Tuesday, May 12, 2015

In Which I Try Not To Get Angry

This news post filled my Facebook feed yesterday. (Click here).

And made me ANGRY!

Some complete jackass scams his co-workers out of their sick leave by faking cancer.

Okay, there are stories all the time about people who fake cancer. For the attention, the sympathy, the money, I'm not sure what their mental issue is (and clearly they have many), but it always gets me riled up. Even the gal that's been stealing my blog posts and passing them off as her own is apparently faking having cancer and using my words to tell people how "she's" feeling.

Seriously folks, if you want attention, you can have my cancer. Feel free...even for a day. I dare you. 

But this story touched a nerve. And made me especially angry. Because I don't know where I'd be without a shared sick leave option.

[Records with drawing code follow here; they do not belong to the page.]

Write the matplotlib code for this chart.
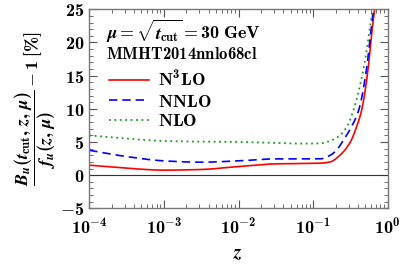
import numpy as np
import matplotlib
matplotlib.use("Agg")
from matplotlib import pyplot as plt
from matplotlib.ticker import FuncFormatter, MultipleLocator, LogLocator

plt.rcParams['font.family'] = 'serif'
plt.rcParams['font.serif'] = ['DejaVu Serif']
plt.rcParams['font.weight'] = 'bold'
plt.rcParams['mathtext.fontset'] = 'custom'
plt.rcParams['mathtext.rm'] = 'cmb10'
plt.rcParams['mathtext.bf'] = 'cmb10'
plt.rcParams['mathtext.it'] = 'STIXGeneral:italic:bold'
plt.rcParams['axes.unicode_minus'] = True

# values: log10(z) and the percent deviation
lz_n3lo = [-4, -3.5, -3, -2.5, -2, -1.5, -1.18, -0.91, -0.77, -0.64, -0.5, -0.42, -0.35, -0.26, -0.215, -0.16]
y_n3lo = [1.5, 1.05, 0.75, 0.85, 1.3, 1.7, 1.75, 1.8, 2.0, 3.0, 5.0, 7.2, 9.75, 16.3, 21.3, 26.5]

lz_nnlo = [-4, -3.5, -3, -2.5, -2, -1.5, -1.18, -0.91, -0.77, -0.68, -0.6, -0.5, -0.39, -0.28, -0.23, -0.175]
y_nnlo = [3.75, 2.8, 2.15, 1.95, 2.15, 2.45, 2.45, 2.45, 3.0, 3.85, 5.15, 7.0, 9.75, 16.3, 21.3, 26.5]

lz_nlo = [-4, -3.5, -3, -2.5, -2, -1.5, -1.18, -0.91, -0.73, -0.64, -0.55, -0.46, -0.32, -0.25, -0.185]
y_nlo = [6.0, 5.5, 5.15, 5.05, 5.0, 4.85, 4.75, 4.8, 5.35, 6.0, 7.25, 9.75, 16.3, 21.3, 26.5]

labels = [r'$\mathrm{N^3LO}$', r'$\mathrm{NNLO}$', r'$\mathrm{NLO}$']


def pchip(xk, yk, xs):
    xk = np.asarray(xk, float)
    yk = np.asarray(yk, float)
    h = np.diff(xk)
    d = np.diff(yk) / h
    m = np.zeros_like(yk)
    for i in range(1, len(xk) - 1):
        if d[i - 1] * d[i] > 0:
            w1 = 2 * h[i] + h[i - 1]
            w2 = h[i] + 2 * h[i - 1]
            m[i] = (w1 + w2) / (w1 / d[i - 1] + w2 / d[i])
    m[0] = d[0]
    m[-1] = d[-1]
    idx = np.clip(np.searchsorted(xk, xs) - 1, 0, len(xk) - 2)
    t = (xs - xk[idx]) / h[idx]
    h00 = 2 * t**3 - 3 * t**2 + 1
    h10 = t**3 - 2 * t**2 + t
    h01 = -2 * t**3 + 3 * t**2
    h11 = t**3 - t**2
    return h00 * yk[idx] + h10 * h[idx] * m[idx] + h01 * yk[idx + 1] + h11 * h[idx] * m[idx + 1]


def smooth(lz, ys):
    fine = np.linspace(lz[0], lz[-1], 600)
    return 10 ** fine, pchip(lz, ys, fine)


fig = plt.figure(figsize=(4.07, 2.66), dpi=100)
ax = fig.add_axes([0.2194, 0.2169, 0.7332, 0.7481])

ax.axhline(0, color='#333333', lw=0.8)
x, y = smooth(lz_n3lo, y_n3lo)
ax.plot(x, y, color='red', lw=1.2, label=labels[0])
x, y = smooth(lz_nnlo, y_nnlo)
ax.plot(x, y, color='blue', lw=1.2, ls=(0, (5, 3)), label=labels[1])
x, y = smooth(lz_nlo, y_nlo)
ax.plot(x, y, color='#1a9a1a', lw=1.3, ls=(0, (1, 2)), label=labels[2])

ax.set_xscale('log')
ax.set_xlim(1e-4, 1)
ax.set_ylim(-5, 25)
ax.yaxis.set_major_locator(MultipleLocator(5))
ax.yaxis.set_minor_locator(MultipleLocator(1))
ax.xaxis.set_major_locator(LogLocator(base=10, numticks=10))
ax.xaxis.set_minor_locator(LogLocator(base=10, subs=np.arange(2, 10), numticks=10))
ax.xaxis.set_major_formatter(FuncFormatter(lambda v, p: r'$\mathrm{10^{%d}}$' % round(np.log10(v))))
ax.yaxis.set_major_formatter(FuncFormatter(lambda v, p: r'$\mathrm{%d}$' % v))
ax.tick_params(which='both', direction='in', top=True, right=True, color='#555555', labelsize=13)
ax.tick_params(axis='x', pad=7)
ax.tick_params(which='major', length=6)
ax.tick_params(which='minor', length=3)
for s in ax.spines.values():
    s.set_color('#777777')
    s.set_linewidth(1.0)

ax.set_xlabel(r'$z$', fontsize=14, labelpad=4)
ax.set_ylabel(r'$\dfrac{B_u(t_{\mathrm{cut}},\, z,\, \mu)}{f_u(z,\, \mu)} - \mathrm{1\ [\%]}$', fontsize=13, labelpad=2)

ax.text(0.055, 0.85, r'$\mu = \sqrt{t_{\mathrm{cut}}} = \mathrm{30\ GeV}$', transform=ax.transAxes,
        fontsize=13, va='baseline')
ax.text(0.055, 0.75, r'$\mathrm{MMHT2014nnlo68cl}$', transform=ax.transAxes, fontsize=12, va='baseline')
ax.legend(loc='upper left', bbox_to_anchor=(0.017, 0.765), frameon=False, fontsize=13,
          handlelength=2.2, handletextpad=0.5, labelspacing=0.1, borderpad=0.3)

fig.savefig('out.png', dpi=100)
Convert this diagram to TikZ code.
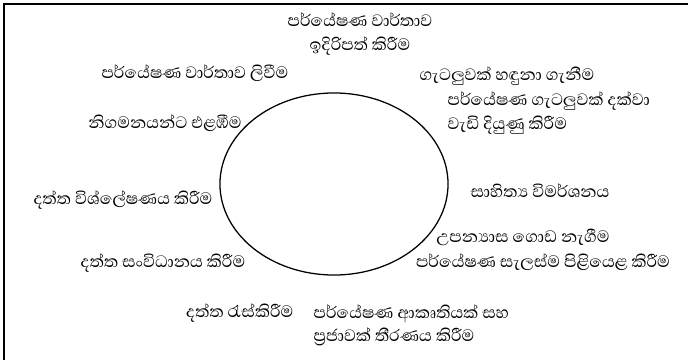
\documentclass[tikz,border=0pt]{standalone}
\usepackage{fontspec}
\newfontfamily\sinhala[Script=Sinhala]{Abhaya Libre}
\usetikzlibrary{
  positioning,
  shapes.geometric
}

\begin{document}
\begin{tikzpicture}[
      x=0.025cm, y=-0.025cm,
      fase/.style={inner sep=1pt, align=center,
                   font=\sinhala\fontsize{15}{16.5}\selectfont},
      fasee/.style={fase, anchor=west, align=left},
      ciclo/.style={draw, ellipse, line width=0.9pt,
                    minimum width=5.7cm, minimum height=4.55cm}
  ]
      \useasboundingbox (0,0) rectangle (688,360);

      % --- MOLDURA ---
      \draw[line width=1.4pt] (4,362) -- (4,4) -- (690,4);

      % --- CICLO ---
      \node[ciclo] (ciclo) at (334,184) {};

      % --- ETAPAS ---
      \node[fase]  (ap)  at (360,34)  {පර්යේෂණ වාර්තාව\\ඉදිරිපත් කිරීම};
      \node[fase]  (li)  at (195,73)  {පර්යේෂණ වාර්තාව ලිවීම};
      \node[fase]  (ge)  at (507,76)  {ගැටලුවක් හඳුනා ගැනීම};
      \node[fasee] (de)  at (446,113) {පර්යේෂණ ගැටලුවක් දක්වා\\වැඩි දියුණු කිරීම};
      \node[fase]  (ni)  at (165,123) {නිගමනයන්ට එළඹීම};
      \node[fase]  (sa)  at (540,191) {සාහිත්‍ය විමර්ශනය};
      \node[fase]  (vi)  at (123,200) {දත්ත විශ්ලේෂණය කිරීම};
      \node[fase]  (up)  at (523,237) {උපන්‍යාස ගොඩ නැගීම};
      \node[fase]  (pl)  at (543,262) {පර්යේෂණ සැලස්ම පිළියෙළ කිරීම};
      \node[fase]  (so)  at (163,263) {දත්ත සංවිධානය කිරීම};
      \node[fasee] (ak)  at (312,325) {පර්යේෂණ ආකෘතියක් සහ\\ප්‍රජාවක් තීරණය කිරීම};
      \node[fase, anchor=east] (ra) at (295,313) {දත්ත රැස්කිරීම};

  \end{tikzpicture}
\end{document}
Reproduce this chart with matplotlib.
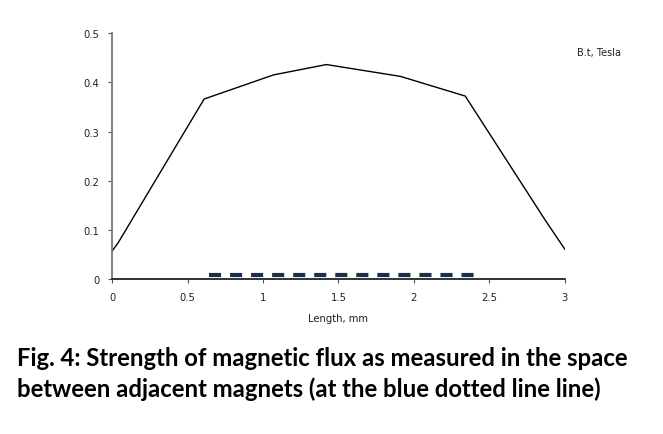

I was SO blessed to have amazing coworkers who donated sick leave so that I could stay home throughout treatments, concentrate on getting healthy, and not have to worry about getting a paycheck or losing my insurance. These amazing people made it possible for me to stay home for the equivalent of one entire school year (split up over two years). One of these amazing people simply told me, "however much you need, it's yours. Don't even hesitate to ask." I cry every time I think of the generosity of this man, and all those that were so willing to donate sick leave to me. Large amounts or small, it didn't even matter (in fact, the district would never tell me who donated what, so they were really doing it simply out of the goodness of their heart, not to get recognition).

Because, when you get sick, there's a lot of people that want to help but they don't really know what to do. And if they have sick leave they can donate, it feels like a tangible, concrete action that they can make...to show support, to contribute to the cause, to relieve even a small amount of stress. It's no small thing that they do. I mean, what if, god forbid, they get sick and need that leave some day? 

I will never be able to repay these people for the gift that they gave me. I strongly believe that being able to stay home and not stress about rushing back to work contributed to the success of my recovery. I could never say "thank you" enough for what they did.
And then you have this jackass who takes advantage of people who are so willing to help. GRRRR! 

I sure hope you get what's coming to you dude. You suck.

1 comment:

  1. I am happy that you had such caring coworkers to donate sick leave to you. I work with over 120 social workers and was diagnosed last March ,2015 and not one of them donated a minute to me.